The “superconsortium” includes Aboitiz InfraCapital, Inc., Ayala-owned AC Infrastructure Holdings Corporation, Andrew Tan-led Alliance Global Group Inc., Lucio Tan-owned Asia’s Emerging Dragon Corp (AEDC), the Gotianun family’s Filinvest Development Corporation, the Gokongweis’ JG Summit Holdings, Inc. and Metro Pacific Investments Corporation.


That pits Megawide co-founder, CEO and Chairman Edgar Saavedra, one of the youngest rich listers in Forbes magazine’s list of 50 wealthiest Filipinos, against some of the country’s top dollar billionaires. Only 42 years old, Saavedra was No. 31 in the Forbes’ 2017 Philippine rich list with a net worth of $375 million. In contrast, many of the conglomerates that comprise the “superconsortium” are backed by far richer tycoons such as John Gokongwei Jr. of JG Summit, who is No. 2 in the rich list, Lucio Tan of AEDC (No. 4), Jaime Zobel de Ayala of Ayala Corp. (No. 5) and Andrew Tan of Megaworld Corp. (No. 9).
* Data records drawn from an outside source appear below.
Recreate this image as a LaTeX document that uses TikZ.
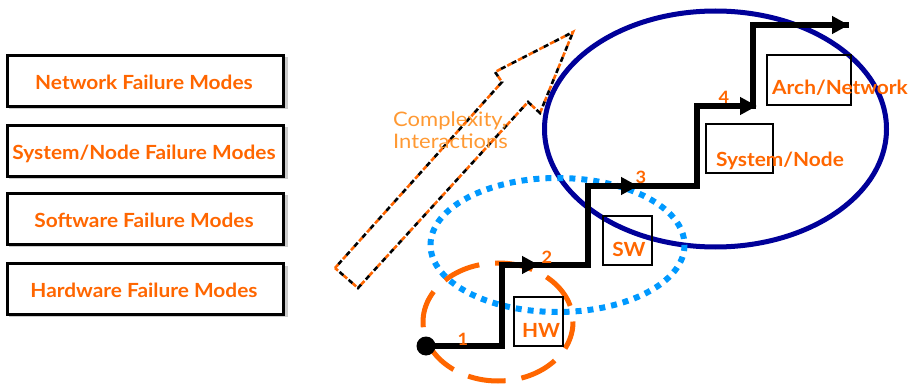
\documentclass[tikz,border=0pt]{standalone}
\usepackage{fontspec}
\setmainfont{Lato}
\newfontfamily\lblfont[FakeStretch=1.07]{Lato}
\newfontfamily\cxfont[FakeStretch=1.1]{Lato}
\usetikzlibrary{arrows.meta}
\definecolor{lorange}{RGB}{255,102,0}
\definecolor{lightorange}{RGB}{255,153,51}
\definecolor{dotblue}{RGB}{0,153,255}
\definecolor{navy}{RGB}{0,0,153}
\tikzset{
  fmbox/.style={draw=black,line width=3.5pt,minimum width=276pt,minimum height=51pt,inner sep=0pt,fill=white},
  fmtext/.style={anchor=base,inner sep=0pt,font=\lblfont\bfseries\fontsize{19.5}{21}\selectfont,text=lorange},
  lvlbox/.style={draw=black,line width=1.4pt,inner sep=0pt},
  lvltext/.style={anchor=base,inner sep=0pt,font=\lblfont\bfseries\fontsize{19.5}{21}\selectfont,text=lorange},
  numlbl/.style={anchor=base,inner sep=0pt,font=\lblfont\bfseries\fontsize{17}{19}\selectfont,text=lorange},
  stair/.style={line width=6pt,black},
  tip/.style={line width=6pt,-{Triangle[length=17pt,width=17pt]}},
  arrdash/.style={line width=2.6pt,dash pattern=on 5pt off 7pt},
}
\begin{document}
\begin{tikzpicture}[x=1pt,y=-1pt]
\useasboundingbox (0,0) rectangle (914,385);
% left boxes with shadow
\foreach \y in {81,151,219,289}{
  \fill[gray!40] (9,\y-23.5) rectangle (288,\y+28);
}
\node[fmbox] (net) at (145.5,81) {};
\node[fmbox] (sys) at (145.5,151) {};
\node[fmbox] (sw)  at (145.5,219) {};
\node[fmbox] (hw)  at (145.5,289) {};
\node[fmtext] (tnet) at (144,90) {Network Failure Modes};
\node[fmtext] (tsys) at (144,160) {System/Node Failure Modes};
\node[fmtext] (tsw)  at (144,228) {Software Failure Modes};
\node[fmtext] (thw)  at (144,297) {Hardware Failure Modes};

% dashed big arrow
\coordinate (a1) at (335,268);
\coordinate (a2) at (502,82);
\coordinate (a3) at (495,72);
\coordinate (a4) at (573,32);
\coordinate (a5) at (540,113);
\coordinate (a6) at (528,102);
\coordinate (a7) at (358,288);
\draw[lorange,arrdash] (a1)--(a2)--(a3)--(a4)--(a5)--(a6)--(a7)--cycle;
\draw[black,arrdash,dash phase=7pt] (a1)--(a2)--(a3)--(a4)--(a5)--(a6)--(a7)--cycle;
\node[font=\cxfont\fontsize{20}{21.5}\selectfont,text=lightorange,align=left,anchor=north west,inner sep=0pt] (cx) at (393,112) {Complexity,\\Interactions};

% ellipses
\draw[navy,line width=5pt] (715.5,129) ellipse [x radius=171,y radius=118];
\draw[lorange,line width=5pt,dash pattern=on 38pt off 16pt,dash phase=10pt] (498,322) ellipse [x radius=75,y radius=59];
\draw[dotblue,line width=6pt,dash pattern=on 6pt off 6pt] (557.5,245) ellipse [x radius=127,y radius=67];

% level boxes
\node[lvlbox,minimum width=49pt,minimum height=49pt] (hwb) at (538.5,321.5) {};
\node[lvltext] (thwb) at (541,337) {HW};
\node[lvlbox,minimum width=49pt,minimum height=49pt] (swb) at (627.5,240.5) {};
\node[lvltext] (tswb) at (629,256) {SW};
\node[lvlbox,minimum width=67pt,minimum height=49pt] (snb) at (739.5,148.5) {};
\node[lvltext] (tsnb) at (780,167) {System/Node};
\node[lvlbox,minimum width=84pt,minimum height=50pt] (anb) at (809,80) {};
\node[lvltext] (tanb) at (840,95) {Arch/Network};

% staircase
\coordinate (s0) at (426,346);
\coordinate (c1) at (502,346);
\coordinate (c2) at (502,265);
\coordinate (c3) at (588,265);
\coordinate (c4) at (588,186);
\coordinate (c5) at (697,186);
\coordinate (c6) at (697,106);
\coordinate (c7) at (753,106);
\coordinate (c8) at (753,25);
\coordinate (e) at (849,25);
\draw[stair,line join=miter] (s0)--(c1)--(c2)--(c3)--(c4)--(c5)--(c6)--(c7)--(c8)--(e);
\coordinate (t2) at (539,265);
\coordinate (t3) at (638,186);
\coordinate (t4) at (757,106);
\draw[tip] (c2)--(t2);
\draw[tip] (c4)--(t3);
\draw[tip] (c6)--(t4);
\draw[tip] (c8)--(e);
\node[circle,fill=black,minimum size=19pt,inner sep=0pt] (dot) at (s0) {};

% numbers
\node[numlbl] (n1) at (463,345) {1};
\node[numlbl] (n2) at (547,264) {2};
\node[numlbl] (n3) at (641,184) {3};
\node[numlbl] (n4) at (724,104) {4};
\end{tikzpicture}
\end{document}
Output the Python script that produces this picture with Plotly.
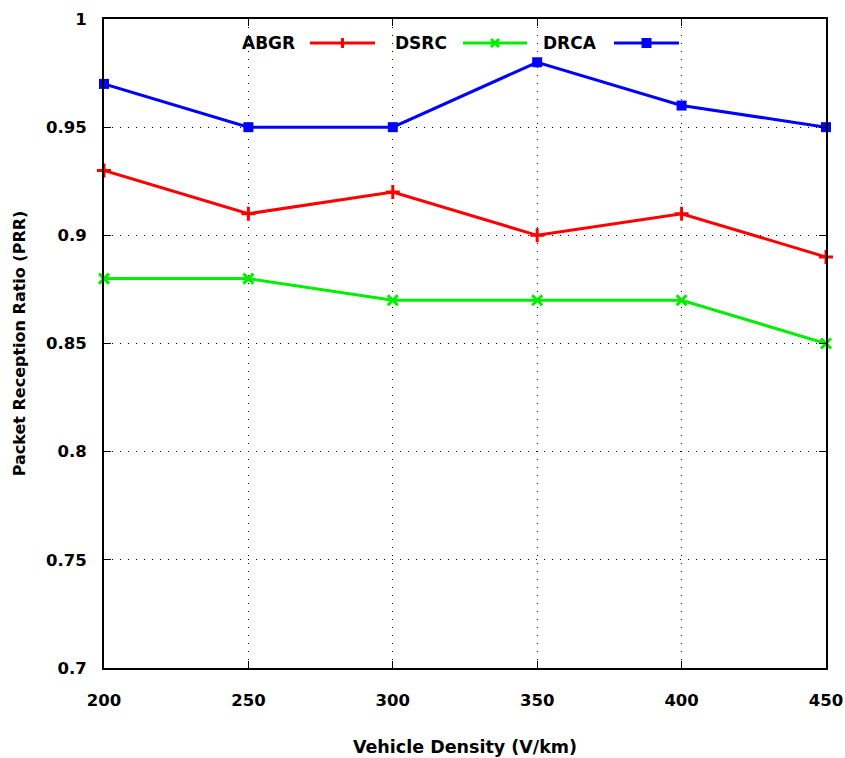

Megawide and GMR’s offer to invest Php156 billion to rehabilitate and upgrade the country’s biggest and busiest airport includes the construction of full-length parallel taxiways for the runways in NAIA, construction of additional Rapid-Exit Taxiways (RETs) for the primary runway and extension of the secondary runway. The concession period will last for 18 years.


Megawide’s proposal costs less than half of the superconsortium’s offer to invest a total of Php350 billion over the concession period of 35 years. Megawide’s plan doesn’t include building a third runway, a major cost item in the seven conglomerates’ proposal.


Once the improvements are completed, the current passenger capacity of NAIA of 30.5 million is seen to double to 72 million passengers a year, according to Megawide.


“Within the first four years of takeover, which may even be before the President (Rodrigo Duterte) concludes his term, we want to have solved NAIA’s main problem of capacity. The key is to ensure quick turnaround times and a more efficient use of resources, such as the existing runways,” said Louie Ferrer, one of the consortium’s authorized representatives, in a statement.



Megawide said the proposal “prioritizes airfield capacity development while simultaneously enhancing terminal comfort and efficiency.” It will increase NAIA’s airfield capacity to 950 to 1,000 aircraft movements a day, a 30 to 35-percent increase from the current approximate of 730 aircraft movements per day.


“As an experienced private operator, we have a deep understanding of the problem experienced by NAIA and we would like to offer our take on the solution,” Ferrer added.


Megawide and GMR’s partnership go back to 2014, when the companies won the bid to rehabilitate and operate the Mactan-Cebu International Airport for 25 years for Php14.4 billion. In December 2017, the tandem similarly won the contract to build a new passenger terminal in Clark International Airport in Pampanga for Php9.36 billion.


In January 2018, Megawide initially announced that it was set to bid for the right to rehabilitate NAIA with state-owned Social Security System (SSS) after the latter became a 5.07-percent stockholder of the infrastructure company. Ferrer said Megawide started to study a proposal for NAIA’s rehabilitation as early as three years ago.